Через две минуты, после того как девушка ушла, на посту медсестры отчаянно загудел сигнал тревоги. Когда дежурная реанимационная бригада вбежала в палату, Линир маркиз Мирол был мертв, и на лице его застыла странная умиротворенная улыбка.
Звуковой сигнал оторвал герцога от чтения отчета о последней выходке его телохранителя. На этот раз Эфа умудрилась переполошить весь замок. Увидев ее на главной лестнице с перекинутым через плечо безжизненным телом, дворецкий от ужаса лишился дара речи, решив, что она сошла с ума и прикончила своего учителя.
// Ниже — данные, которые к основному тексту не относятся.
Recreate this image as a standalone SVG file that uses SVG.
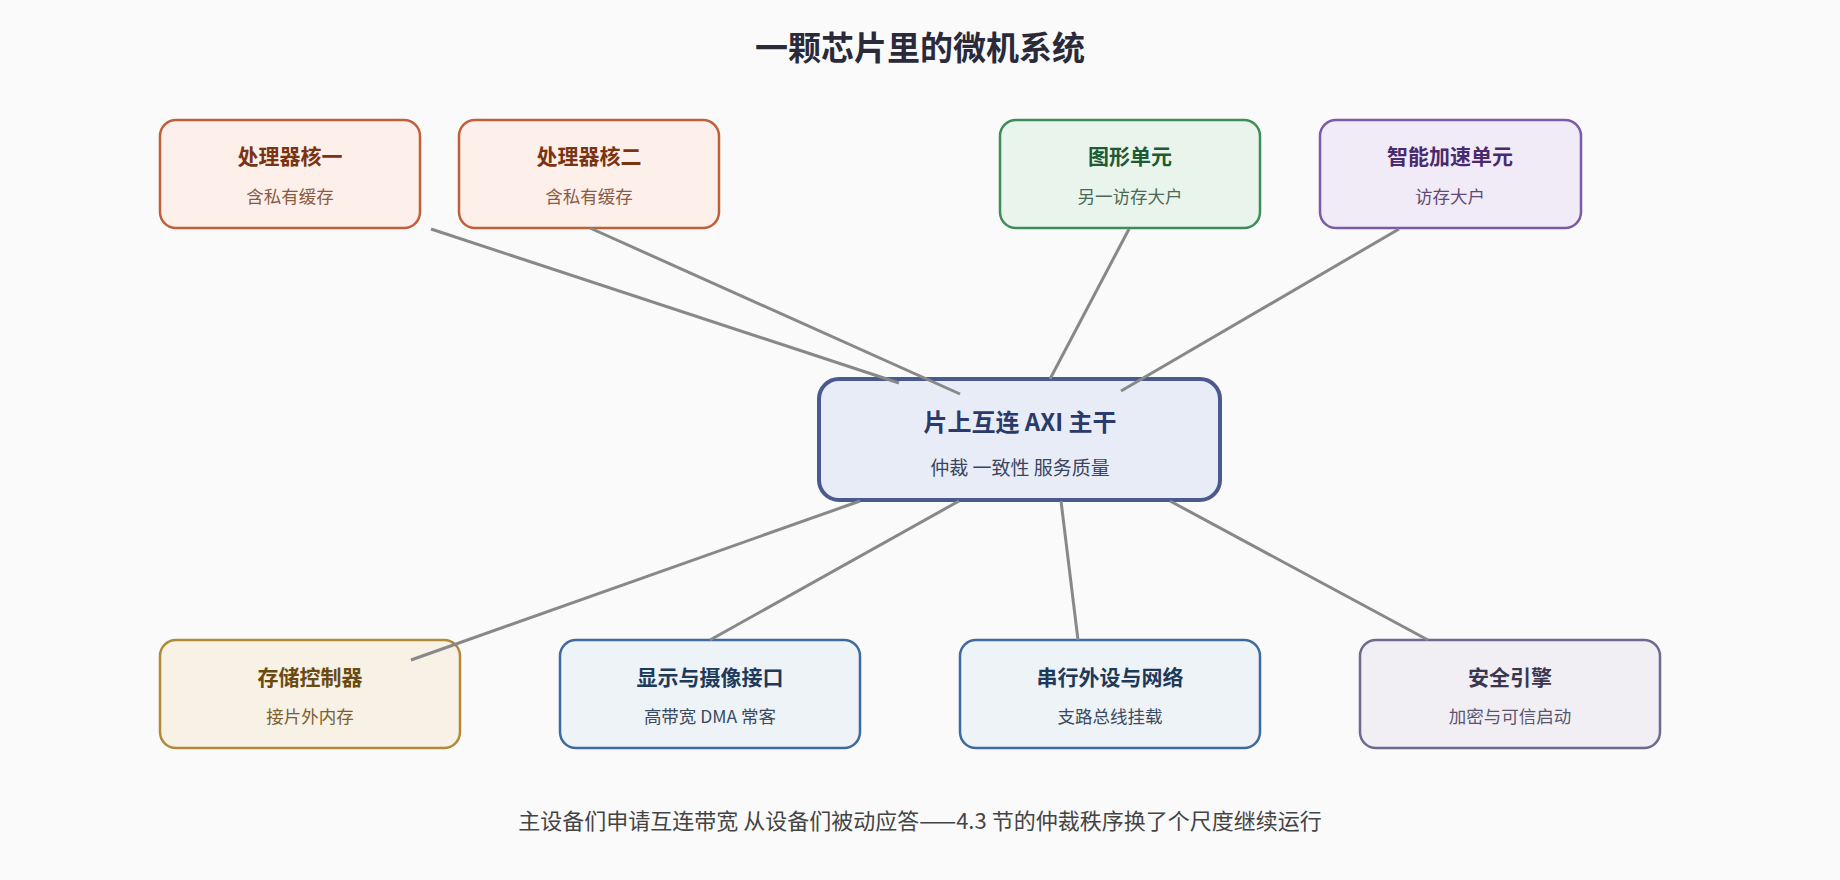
<svg xmlns="http://www.w3.org/2000/svg" width="1840" height="880" viewBox="0 0 1840 880">
<style>
text{font-family:"Noto Sans CJK SC","Noto Sans",sans-serif;text-anchor:middle}
.t{font-size:21px;font-weight:bold}
.s{font-size:17.5px}
rect{stroke-width:2.5}
.c line{stroke:#888;stroke-width:3}
</style>
<rect width="1840" height="880" fill="#fafafa"/>
<text x="920" y="60" style="font-size:33px;font-weight:bold" fill="#2a2a3a">一颗芯片里的微机系统</text>
<g id="cpu1"><rect x="160" y="120" width="260" height="108" rx="16" fill="#fdf0ea" stroke="#c0603a"/><text class="t" x="290" y="164" fill="#7a3414">处理器核一</text><text class="s" x="290" y="203" fill="#8a5a45">含私有缓存</text></g>
<g id="cpu2"><rect x="459" y="120" width="260" height="108" rx="16" fill="#fdf0ea" stroke="#c0603a"/><text class="t" x="589" y="164" fill="#7a3414">处理器核二</text><text class="s" x="589" y="203" fill="#8a5a45">含私有缓存</text></g>
<g id="gpu"><rect x="1000" y="120" width="260" height="108" rx="16" fill="#e9f5ec" stroke="#3d8c5a"/><text class="t" x="1130" y="164" fill="#1e5a33">图形单元</text><text class="s" x="1130" y="203" fill="#4a6a55">另一访存大户</text></g>
<g id="npu"><rect x="1320" y="120" width="261" height="108" rx="16" fill="#f1eaf7" stroke="#7b5aa6"/><text class="t" x="1450" y="164" fill="#4a2a6e">智能加速单元</text><text class="s" x="1450" y="203" fill="#5e4a75">访存大户</text></g>
<g id="axi"><rect x="819" y="379" width="401" height="121" rx="20" fill="#e8ecf7" stroke="#4a5a8e" stroke-width="4" style="stroke-width:4"/><text x="1020" y="431" style="font-size:24px;font-weight:bold" fill="#2a3a6a">片上互连 AXI 主干</text><text x="1020" y="475" style="font-size:19px" fill="#3a4560">仲裁 一致性 服务质量</text></g>
<g id="mem"><rect x="160" y="640" width="300" height="108" rx="16" fill="#f7f1e6" stroke="#b08a3a"/><text class="t" x="310" y="685" fill="#6a4a10">存储控制器</text><text class="s" x="310" y="723" fill="#7a6030">接片外内存</text></g>
<g id="disp"><rect x="560" y="640" width="300" height="108" rx="16" fill="#eef3f8" stroke="#3e6a9e"/><text class="t" x="710" y="685" fill="#1e3a5a">显示与摄像接口</text><text class="s" x="710" y="723" fill="#3a4a60">高带宽 DMA 常客</text></g>
<g id="io"><rect x="960" y="640" width="300" height="108" rx="16" fill="#eef3f8" stroke="#3e6a9e"/><text class="t" x="1110" y="685" fill="#1e3a5a">串行外设与网络</text><text class="s" x="1110" y="723" fill="#3a4a60">支路总线挂载</text></g>
<g id="sec"><rect x="1360" y="640" width="300" height="108" rx="16" fill="#f1eff4" stroke="#6e6a8e"/><text class="t" x="1510" y="685" fill="#3a3650">安全引擎</text><text class="s" x="1510" y="723" fill="#5a5670">加密与可信启动</text></g>
<g class="c" id="connectors">
<line x1="431" y1="229" x2="899" y2="383"/>
<line x1="590" y1="228" x2="960" y2="394"/>
<line x1="1129" y1="229" x2="1050" y2="379"/>
<line x1="1399" y1="229" x2="1121" y2="391"/>
<line x1="860" y1="501" x2="411" y2="660"/>
<line x1="959" y1="501" x2="710" y2="640"/>
<line x1="1061" y1="501" x2="1078" y2="640"/>
<line x1="1170" y1="501" x2="1428" y2="640"/>
</g>
<text x="920" y="829" style="font-size:22px" fill="#444">主设备们申请互连带宽 从设备们被动应答——4.3 节的仲裁秩序换了个尺度继续运行</text>
</svg>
Остальные слуги реагировали не лучше. В результате в спешном порядке вызвали гвардейцев, чтобы арестовать коварную убийцу и обезопасить Его светлость от обезумевшего монстра. Дальше события развивались с молниеносной быстротой. Гвардейцы попыталась выполнить свой долг, Эфа, не совсем понимавшая, что вокруг нее происходит, и не терпевшая, когда люди трогали ее руками без особой на то необходимости, а обнаженные мечи воспринимавшая только как угрозу, воспротивилась аресту. И весьма активно. К счастью, она помнила приказ своего господина не причинять вреда слугам. Только поэтому произошедшее не стало трагедией, а когда пришедший в себя Горин заорал благим матом, обнаружив себя в неподобающей позе у кого-то на плече и острие меча у своего носа, превратилось в забавную комедию. Для всех, кроме Эфы, так и не понявшей причину переполоха.
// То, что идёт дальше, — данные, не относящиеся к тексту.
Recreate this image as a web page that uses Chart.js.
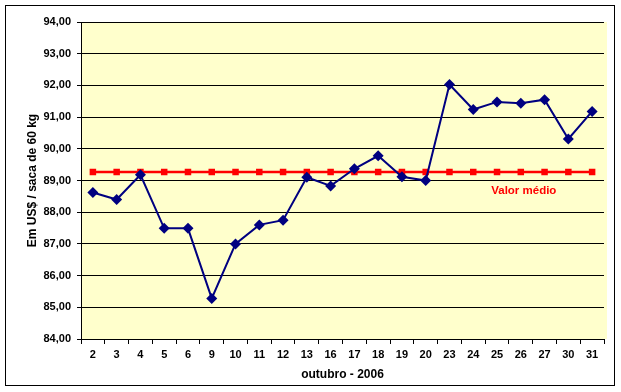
<!DOCTYPE html>
<html>
<head>
<meta charset="utf-8">
<script src="https://cdn.jsdelivr.net/npm/chart.js@4.4.0/dist/chart.umd.min.js"></script>
<style>
  html, body { margin: 0; padding: 0; background: #fff; }
  #wrap { width: 621px; height: 392px; }
</style>
</head>
<body>
<div id="wrap"><canvas id="grafico" width="621" height="392"></canvas></div>
<script>
// dias de outubro 2006 (pregões)
const dias = ['2', '3', '4', '5', '6', '9', '10', '11', '12', '13', '16', '17', '18', '19', '20', '23', '24', '25', '26', '27', '30', '31'];

// cotação em US$ / saca de 60 kg
const cotacao = [88.62, 88.40, 89.18, 87.49, 87.49, 85.28, 87.00, 87.60, 87.75, 89.10, 88.83, 89.37, 89.78, 89.12, 89.00, 92.03, 91.24, 91.48, 91.44, 91.55, 90.31, 91.18];

// valor médio do mês
const media = [89.27, 89.27, 89.27, 89.27, 89.27, 89.27, 89.27, 89.27, 89.27, 89.27, 89.27, 89.27, 89.27, 89.27, 89.27, 89.27, 89.27, 89.27, 89.27, 89.27, 89.27, 89.27];

const yMin = 84, yMax = 94, yPasso = 1;

const FONTE = 'Arial, "Liberation Sans", sans-serif';

// fundo amarelo da área do gráfico + moldura externa + rótulo "Valor médio"
const moldura = {
  id: 'moldura',
  beforeDraw(chart) {
    const { ctx, chartArea: a } = chart;
    ctx.save();
    ctx.fillStyle = '#ffffff';
    ctx.fillRect(0, 0, chart.width, chart.height);
    ctx.fillStyle = '#ffffcc';
    ctx.fillRect(a.left, a.top, a.right - a.left + 3, a.bottom - a.top);
    ctx.strokeStyle = '#000000';
    ctx.lineWidth = 1;
    ctx.strokeRect(5.5, 5.5, 609, 380);
    ctx.restore();
  },
  afterDatasetsDraw(chart) {
    const { ctx, scales } = chart;
    const x = scales.x.getPixelForValue(18) + 3;
    const y = scales.y.getPixelForValue(88.68);
    ctx.save();
    ctx.fillStyle = '#ff0000';
    ctx.font = 'bold 11.5px ' + FONTE;
    ctx.textAlign = 'center';
    ctx.textBaseline = 'middle';
    ctx.fillText('Valor médio', x, y);
    ctx.restore();
  }
};

new Chart(document.getElementById('grafico'), {
  type: 'line',
  data: {
    labels: dias,
    datasets: [
      {
        label: 'Valor médio',
        data: media,
        borderColor: '#ff0000',
        backgroundColor: '#ff0000',
        borderWidth: 2.5,
        pointStyle: 'rect',
        pointRadius: 4.6,
        pointBorderWidth: 0,
        tension: 0,
        order: 2
      },
      {
        label: 'Cotação',
        data: cotacao,
        borderColor: '#000080',
        backgroundColor: '#000080',
        borderWidth: 2,
        pointStyle: 'rectRot',
        pointRadius: 5.5,
        pointBorderWidth: 0,
        tension: 0,
        order: 1
      }
    ]
  },
  options: {
    responsive: false,
    animation: false,
    events: [],
    layout: { padding: { left: 25, right: 17, top: 22, bottom: 10.5 } },
    plugins: {
      legend: { display: false },
      tooltip: { enabled: false }
    },
    scales: {
      x: {
        offset: true,
        grid: {
          offset: true,
          drawOnChartArea: false,
          color: '#000000',
          tickLength: 5
        },
        border: { color: '#000000', width: 1 },
        ticks: {
          color: '#000000',
          font: { family: FONTE, size: 11, weight: 'bold' },
          padding: 4,
          maxRotation: 0,
          autoSkip: false
        },
        title: {
          display: true,
          text: 'outubro - 2006',
          color: '#000000',
          font: { family: FONTE, size: 12, weight: 'bold' },
          padding: 0
        },
        afterFit(s) { s.height = 42.5; }
      },
      y: {
        min: yMin,
        max: yMax,
        grid: {
          color: '#000000',
          lineWidth: 1,
          tickLength: 4
        },
        border: { color: '#000000', width: 1 },
        ticks: {
          stepSize: yPasso,
          color: '#000000',
          font: { family: FONTE, size: 11, weight: 'bold' },
          padding: 6,
          callback: v => v.toFixed(2).replace('.', ',')
        },
        title: {
          display: true,
          text: 'Em US$ / saca de 60 kg',
          color: '#000000',
          font: { family: FONTE, size: 12, weight: 'bold' },
          padding: 0
        },
        afterFit(s) { s.width = 56; }
      }
    }
  },
  plugins: [moldura]
});
</script>
</body>
</html>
Рейт вздохнул и нажал кнопку связи. Визион подернулся молочной дымкой, сквозь которую медленно начал проступать какой-то текст. Всё благодушие герцога как рукой сняло. Если вместо видеосообщения кто-то прислал ему текстовую информацию, дело плохо. Это могло означать только одно: загадочный отправитель опасался мести могущественного герцога. Вчитавшись в текст, Рейт сложно выругался, забыв о том, что ему, как дворянину, не подобает сквернословить. Саан! Не может этого быть! Он еще раз перечитал сообщение, подсознательно надеясь на то, что его содержание изменится. Однако слегка размытые строки по-прежнему гласили: «В связи с задержанием в императорской резиденции человека, назвавшегося вашим вассалом, личность которого, однако, вызывает серьезные сомнения в его принадлежности к благородному сословию, нижайше просим Вас прибыть на Тронный мир и самолично подтвердить перед Императором дворянское звание задержанного. Уведомляем Вас, что задержанный изволил назваться как Тернан Герн маркиз Лоорзон». И подпись. Официальная подпись начальника имперской тайной полиции! Герцог на мгновение зажмурился. Сволочь! Какая же ты сволочь! Кто бы ты ни был.
Его загнали в ловушку.
Он вынужден поехать. Тот, кто откопал этот древний закон, был прекрасно осведомлен об этом. Пусть этот закон не использовали вот уже тысячу лет, с тех пор как любого дворянина стало возможным отличить от простолюдина по генетическому коду, он по-прежнему действовал, и это означало, что сюзерен, отказавшийся опознавать своего вассала или не узнавшей его в предъявленном ему человеке, обрекал несчастного на мучительную смерть на главной площади.